While Lanco did not disclose the overall size of the deal, the acquisition is valued by the Australian Financial Review newspaper at A$825 million (almost Rs 3,695 crore).
A senior Lanco official, however, declined to confirm the figure. Griffin Coal, founded by business tycoon Rick Stowe, had sought bankruptcy protection early this year. UBS and Macquarie Capital Advisers acted as financial advisers to Griffin Coal for the sale.
The mine, located in Western Australia, has a current production capacity of around 4 million tonnes per annum (mtpa), which could be raised to over 15 mtpa in the "near term", Lanco stated.

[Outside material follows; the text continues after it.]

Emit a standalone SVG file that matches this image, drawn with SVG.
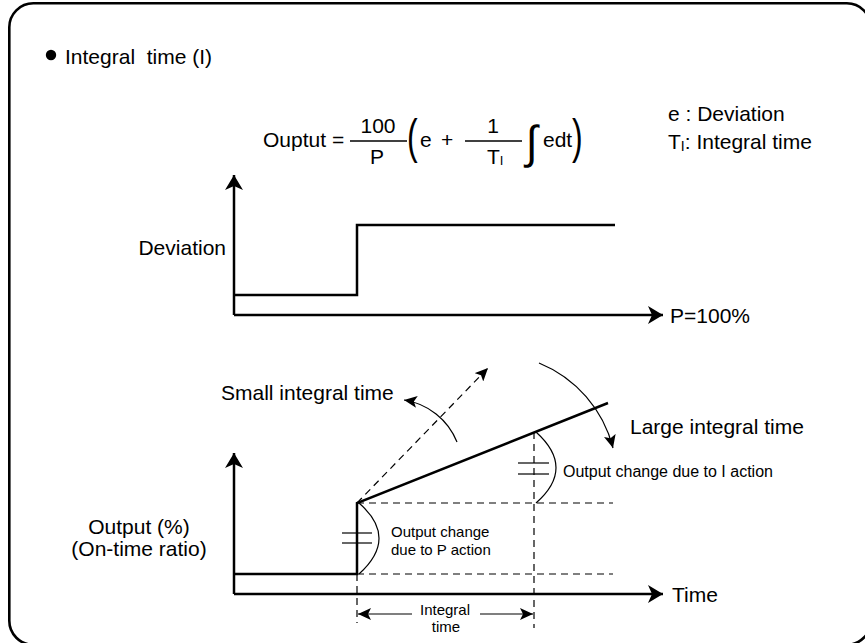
<svg xmlns="http://www.w3.org/2000/svg" width="865" height="643" viewBox="0 0 865 643">
<style>
text{font-family:"Liberation Sans",Arial,sans-serif;fill:#000}
.big{font-size:21px}
.sm{font-size:15px}
.thick{fill:none;stroke:#000;stroke-width:2.5}
.thin{fill:none;stroke:#000;stroke-width:1.2}
.dash{fill:none;stroke:#000;stroke-width:1.2;stroke-dasharray:7 5}
.mid{text-anchor:middle}
</style>
<defs>
<marker id="ahBig" markerUnits="userSpaceOnUse" markerWidth="16" markerHeight="18" viewBox="0 0 16 18" refX="15" refY="9" orient="auto"><path d="M0,0 L15,9 L0,18 L4,9 Z" fill="#000" stroke="none"/></marker>
<marker id="ahMid" markerUnits="userSpaceOnUse" markerWidth="14" markerHeight="12" viewBox="0 0 14 12" refX="13" refY="6" orient="auto"><path d="M0,0 L13,6 L0,12 L3,6 Z" fill="#000" stroke="none"/></marker>
</defs>
<rect id="frame" x="9.3" y="3.3" width="861.5" height="641.5" rx="24" ry="24" fill="#fff" stroke="#000" stroke-width="2.6"/>
<g id="title">
<circle cx="51" cy="55" r="5.2" fill="#000"/>
<text class="big" x="65" y="64" style="white-space:pre">Integral  time (I)</text>
</g>
<g id="formula">
<text class="big" x="263" y="147">Ouptut =</text>
<text class="big mid" x="378" y="133">100</text>
<line x1="350" y1="141" x2="407" y2="141" stroke="#000" stroke-width="1.3"/>
<text class="big mid" x="377" y="164">P</text>
<text transform="translate(407,153) scale(1,1.5)" style="font-size:32px">(</text>
<text class="big" x="420" y="147">e</text>
<text class="big" x="441" y="147">+</text>
<line x1="465" y1="141" x2="522" y2="141" stroke="#000" stroke-width="1.3"/>
<text class="big mid" x="493" y="133">1</text>
<text class="big" x="487" y="164">T<tspan style="font-size:13px" dy="1">I</tspan></text>
<text transform="translate(526,158) scale(1.25,1.35)" style="font-size:34px">∫</text>
<text class="big" x="543" y="147">edt</text>
<text transform="translate(572,153) scale(1,1.5)" style="font-size:32px">)</text>
</g>
<g id="legend">
<text class="big" x="668" y="121">e : Deviation</text>
<text class="big" x="668" y="149">T<tspan style="font-size:14px" dy="2">I</tspan><tspan dy="-2">: Integral time</tspan></text>
</g>
<g id="deviation-chart">
<text class="big" x="226" y="255" text-anchor="end">Deviation</text>
<text class="big" x="670" y="323">P=100%</text>
</g>
<g id="output-chart">
<text class="big mid" x="139" y="534">Output (%)</text>
<text class="big mid" x="139" y="556">(On-time ratio)</text>
<text class="big" x="221" y="400">Small integral time</text>
<text class="big" x="630" y="434">Large integral time</text>
<text class="big" x="672" y="602">Time</text>
<text class="sm" x="391" y="537">Output change</text>
<text class="sm" x="391" y="555">due to P action</text>
<text style="font-size:16px" x="563" y="477">Output change due to I action</text>
<text class="sm mid" x="445" y="615">Integral</text>
<text class="sm mid" x="446" y="632">time</text>
</g>
<g id="connectors">
<path class="thick" d="M234,315 L234,175" marker-end="url(#ahBig)"/>
<path class="thick" d="M234,315 L663,315" marker-end="url(#ahBig)"/>
<polyline class="thick" points="234,295 357,295 357,225 615,225"/>
<path class="thick" d="M234,594 L234,453" marker-end="url(#ahBig)"/>
<path class="thick" d="M234,594 L663,594" marker-end="url(#ahBig)"/>
<polyline class="thick" points="234,574 357,574 357,503 608,403"/>
<path class="dash" d="M357,503 L488,368" marker-end="url(#ahMid)"/>
<line class="dash" x1="357" y1="503" x2="613" y2="503"/>
<line class="dash" x1="357" y1="574" x2="613" y2="574"/>
<line class="dash" x1="357" y1="574" x2="357" y2="623"/>
<line class="dash" x1="534" y1="432" x2="534" y2="628"/>
<path class="thin" d="M412,614 L358,614" marker-end="url(#ahMid)"/>
<path class="thin" d="M480,614 L533,614" marker-end="url(#ahMid)"/>
<line class="thin" x1="342" y1="533" x2="372" y2="533"/>
<line class="thin" x1="342" y1="543" x2="372" y2="543"/>
<path class="thin" d="M359,503 Q399,538 359,574"/>
<line class="thin" x1="518" y1="463" x2="549" y2="463"/>
<line class="thin" x1="518" y1="474" x2="549" y2="474"/>
<path class="thin" d="M536,432 Q576,468 536,503"/>
<path class="thin" d="M539,363 A125,125 0 0 1 613,448" marker-end="url(#ahMid)"/>
<path class="thin" d="M457,442 A68,68 0 0 0 404,400" marker-end="url(#ahMid)"/>
</g>
</svg>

The mine houses overall coal reserves in excess of 1.1 billion tonnes. The announced sale does not include Griffin's Bluewaters or Bluewaters-II power stations.
Lanco has a current installed power generation capacity of over 2,000 Mw in India and plans to ramp it up to 15,000 Mw by 2015.
"Australia is a natural choice for us to buy coal assets owing to its geographical proximity. Better transport facilities lead to easier coal imports from that nation to India," said a senior company official, who did not wish to be identified.
Lanco Infratech Chief Financial officer Suresh Kumar said the acquisition of Griffin Coal would provide fuel security for the company's current power generation assets and future expansions.
"This acquisition presents an opportunity to participate in the burgeoning natural resources trading market," he said.
While India produces around 500 mtpa of coal, this falls short of demand by at least 50 mtpa.
The gap is projected to cross 100 mtpa by the end of the current Plan period in March 2012. The domestic supply constraint has forced energy sector corporates to look for coal assets abroad.